Field Trips Open Doors For Bridgeport Students
Photo provided Bridgeport High School students visit the Cardinal Power Plant in Brilliant.
BRIDGEPORT — From fighting disease to helping keep the power running, students at Bridgeport High School learned more about their strengths, and where those strengths might take them, when they participated in field trips to different professional sites the week of Nov. 17-21.
Guidance Counselor Vicki Falcone said students were selected for the trips based on results of YouScience tests which measure aptitude.
“We’re trying to give our students as many experiences as possible,” she said.
More recently the juniors took an Armed Services Vocational Aptitude Battery test, the same type of test used by the military to evaluate knowledge and propensity for learning, so the juniors might correlate this with their YouScience results as they move close to graduation and look at career options.
Bridgeport Schools is committed to finding student strengths and opening their eyes to new possibilities. Falcone often points out: “You don’t know what you don’t know.”
With this in mind, the high school scheduled multiple field trips for freshmen through seniors.
“These are some of the fields they wouldn’t think about going into, but they have the aptitudes for,” Falcone said. “It was a busy week.”

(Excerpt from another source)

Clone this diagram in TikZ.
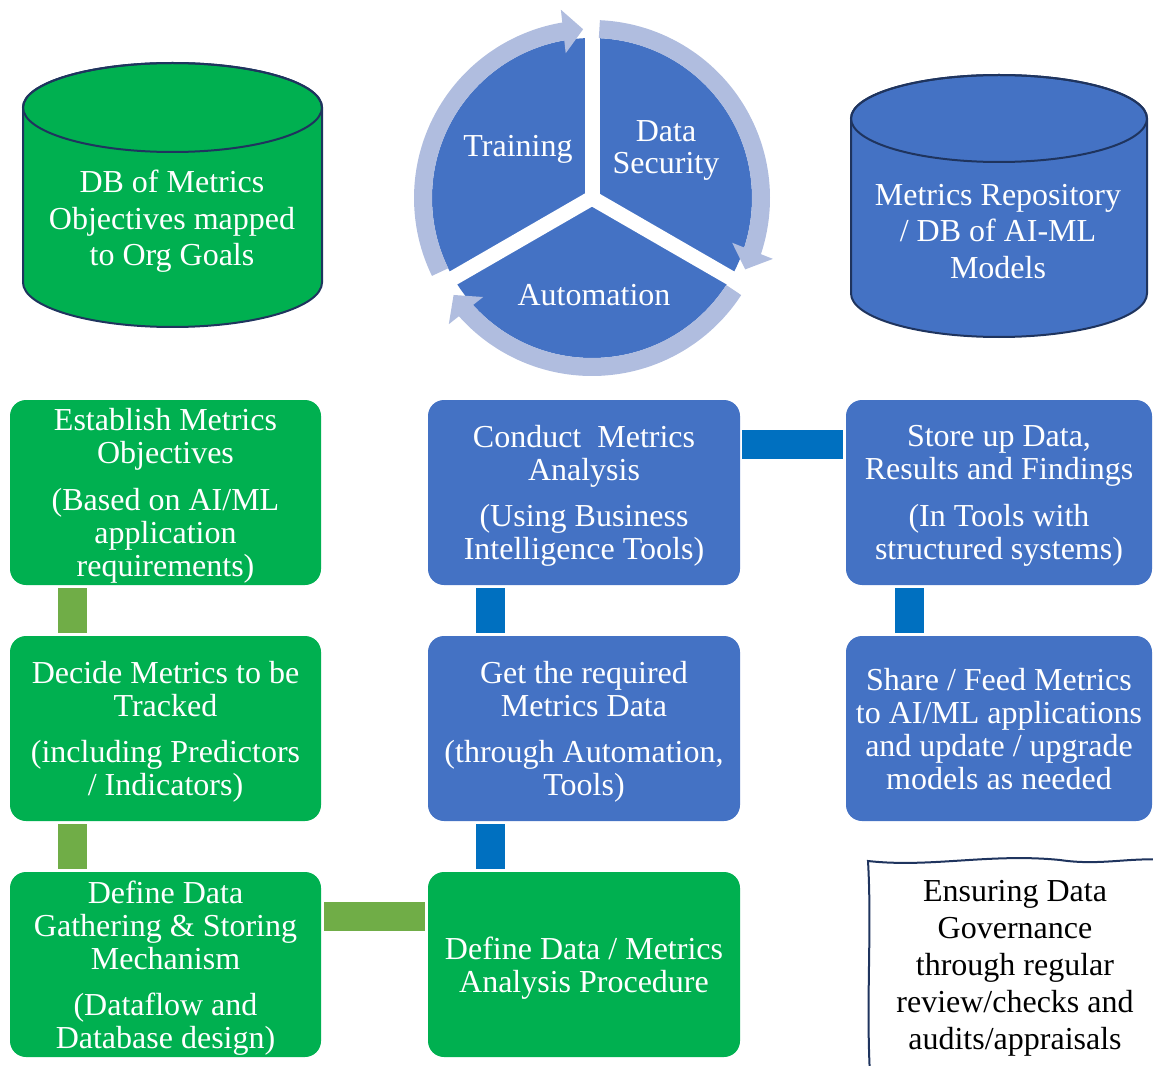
\documentclass[tikz,border=0pt]{standalone}
\usepackage{fontspec}
\setmainfont{Liberation Serif}
\usetikzlibrary{calc,arrows.meta,bending}

\definecolor{boxgreen}{RGB}{0,176,80}
\definecolor{boxblue}{RGB}{68,114,196}
\definecolor{bargreen}{RGB}{112,173,71}
\definecolor{barblue}{RGB}{0,112,192}
\definecolor{ringblue}{RGB}{176,189,223}
\definecolor{navy}{RGB}{31,52,94}

\tikzset{
  stepbox/.style={rectangle,rounded corners=12pt,minimum height=138.75pt,inner sep=0pt,
    text=white,text depth=0pt,align=center,font=\fontsize{24}{24.75}\selectfont},
  greenbox/.style={stepbox,fill=boxgreen},
  bluebox/.style={stepbox,fill=boxblue},
  gbar/.style={draw=bargreen,line width=21.75pt},
  bbar/.style={draw=barblue,line width=21.75pt},
  ringarrow/.style={draw=ringblue,line width=13.5pt,-{Triangle[width=32pt,length=15pt,flex]}},
  dbline/.style={draw=navy,line width=1.5pt},
  dbtext/.style={text=white,text depth=0pt,align=center,font=\fontsize{24}{27.4}\selectfont},
}

\begin{document}
\begin{tikzpicture}[x=0.75pt,y=0.75pt]
  \useasboundingbox (0,0) rectangle (1153,-1066);

  % databases
  \draw[dbline,fill=boxgreen] (23,-107.5) -- (23,-282.5)
    arc[start angle=180,end angle=360,x radius=149.5,y radius=44.5] -- (322,-107.5)
    arc[start angle=0,end angle=180,x radius=149.5,y radius=44.5] -- cycle;
  \draw[dbline] (172.5,-107.5) ellipse[x radius=149.5,y radius=44.5];
  \node[dbtext] (dbgoals) at (172,-218) {DB of Metrics\\Objectives mapped\\to Org Goals};

  \draw[dbline,fill=boxblue] (851,-118.5) -- (851,-293.5)
    arc[start angle=180,end angle=360,x radius=148,y radius=43.5] -- (1147,-118.5)
    arc[start angle=0,end angle=180,x radius=148,y radius=43.5] -- cycle;
  \draw[dbline] (999,-118.5) ellipse[x radius=148,y radius=43.5];
  \node[dbtext] (dbmodels) at (998,-231) {Metrics Repository\\/ DB of AI-ML\\Models};

  % cycle
  \coordinate (hub) at (592,-198);
  \fill[boxblue] (hub) circle[radius=160];
  \foreach \a in {90,-30,210}
    \draw[white,line width=11.25pt] ($(hub)+(\a+180:4)$) -- ($(hub)+(\a:164)$);
  \draw[ringarrow] ($(hub)+(206:169)$) arc[start angle=206,end angle=93,radius=169];
  \draw[ringarrow] ($(hub)+(87.5:169)$) arc[start angle=87.5,end angle=-25,radius=169];
  \draw[ringarrow] ($(hub)+(-33:169)$) arc[start angle=-33,end angle=-145,radius=169];
  \node[dbtext] (train) at (518,-146) {Training};
  \node[dbtext,font=\fontsize{24}{24}\selectfont] (secure) at (666,-147) {Data\\Security};
  \node[dbtext] (auto) at (594,-295) {Automation};

  % steps
  \node[greenbox,minimum width=233.25pt] (est) at (165.5,-492.5)
    {Establish Metrics\\Objectives\\[10pt](Based on AI/ML\\application\\requirements)};
  \node[greenbox,minimum width=233.25pt] (dec) at (165.5,-728.5)
    {Decide Metrics to be\\Tracked\\[10pt](including Predictors\\/ Indicators)};
  \node[greenbox,minimum width=233.25pt] (gat) at (165.5,-964.5)
    {Define Data\\Gathering \& Storing\\Mechanism\\[10pt](Dataflow and\\Database design)};
  \node[greenbox,minimum width=234pt] (proc) at (584,-964.5)
    {Define Data / Metrics\\Analysis Procedure};
  \node[bluebox,minimum width=234pt] (get) at (584,-728.5)
    {Get the required\\Metrics Data\\[10pt](through Automation,\\Tools)};
  \node[bluebox,minimum width=234pt] (con) at (584,-492.5)
    {Conduct~ Metrics\\Analysis\\[10pt](Using Business\\Intelligence Tools)};
  \node[bluebox,minimum width=229.5pt] (store) at (999,-492.5)
    {Store up Data,\\Results and Findings\\[10pt](In Tools with\\structured systems)};
  \node[bluebox,minimum width=229.5pt] (share) at (999,-728.5)
    {Share / Feed Metrics\\to AI/ML applications\\and update / upgrade\\models as needed};

  \draw[gbar] ($(est.south west)+(62.5,-3)$) -- ($(dec.north west)+(62.5,3)$);
  \draw[gbar] ($(dec.south west)+(62.5,-3)$) -- ($(gat.north west)+(62.5,3)$);
  \draw[gbar] ($(gat.north east)+(3,-45)$) -- ($(proc.north west)+(-3,-45)$);
  \draw[bbar] ($(proc.north west)+(62.5,3)$) -- ($(get.south west)+(62.5,-3)$);
  \draw[bbar] ($(get.north west)+(62.5,3)$) -- ($(con.south west)+(62.5,-3)$);
  \draw[bbar] ($(con.north east)+(2,-45)$) -- ($(store.north west)+(-3,-45)$);
  \draw[bbar] ($(store.south west)+(63.5,-3)$) -- ($(share.north west)+(63.5,3)$);

  % governance note
  \draw[navy,line width=1.5pt] (870,-1075) .. controls (866,-1000) and (872,-930) .. (868,-861)
    .. controls (930,-868) and (990,-853) .. (1060,-860)
    .. controls (1100,-866) and (1130,-857) .. (1165,-860);
  \node[align=center,text depth=0pt,font=\fontsize{24}{27.75}\selectfont] (gov) at (1015,-965)
    {Ensuring Data\\Governance\\through regular\\review/checks and\\audits/appraisals};
\end{tikzpicture}
\end{document}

On Nov. 18, students toured the Belmont Career Center to learn about vocational skill training available to them while in high school. Then on Nov. 19, high schoolers with an interest in the health fields visited WVU Medicine Wheeling Hospital to learn about health care programs. About 39 students took the trip.
“Students got to visit the different departments in the hospital and talk with the health professionals to hear their stories, their paths which brought them to the health field,” Falcone said.
Health and Phys Ed teacher Zack Winland was one of the teachers who accompanied students to the Wheeling hospital.
“They were very interactive,” he said. “They were attentive, participating. It was a good way for them to get out into the world. Some of them haven’t really been in the hospital to see the rooms and hear about those different professions.”
He sees the value in bringing students into contact with real world careers.
“It definitely shows them different opportunities and different fields they could reach out to.”
On Nov. 20, Falcone took another group of 10 to get a close look at the Cardinal power plant in Brilliant.
“These were students who had high interest and aptitudes in engineering or advanced manufacturing,” she said. They got an in-depth tour of the process of making electricity which powers not only the local area but the wider power grid. Falcone said they were impressed by the capacity.
“The size of that generator and the amount of power that it builds, and to be that close to the cooling tower and to see how all that works. Just to hear the process of how it goes from coal into the plant, to where it goes into the furnaces and builds the steam that causes the turbines to move.”
Another group went to Muskingum University to see their accounting program and learn more about the business world. Freshman Brett Kuprowicz was among the students who toured the Cardinal plant. He was surprised when he was selected for the field trip, but was soon engaged during the tour of the control rooms, operating systems and turbine.
“It was very interesting. I didn’t really know all the stuff that it takes to make electricity. Obviously, that has a big impact powering homes, buildings and cities. I thought it was very cool, the whole cycle,” he said. “It was exciting.”
He also heard about a wide variety of options.
“There are so many jobs in the plant,” he said. “There are actually chem labs inside the power plant. I never thought of that just driving past it.”
Freshman Bryson Arno joined the tour of WVU Medicine.
“They took us in the labs, which was really cool. It was probably the coolest things I’ve ever seen. They showed us how they did blood samples and blood tests. They took us to a whole bunch of the X-ray places and CAT scans,” he said. He was also excited to see the radiology program and methods for treating cancer.
Arno has an interest in physical therapy and had several questions.
“I would ask about the schooling. How many years you had to go to school for physical therapy,” he said. He also saw the different types of physical therapy offered at the hospital.
Sophomore Deisyel Patino was also on the hospital trip and found it a great experience. He had already decided to go into the medical field but has not yet settled on what capacity. He was interested in the process of conducting bloodwork and the ultrasound equipment.
“You can use ultrasounds for different things,” he said. “That’s the main thing that caught my eye. MRIs, ultrasounds, those are the real things that got me focused.”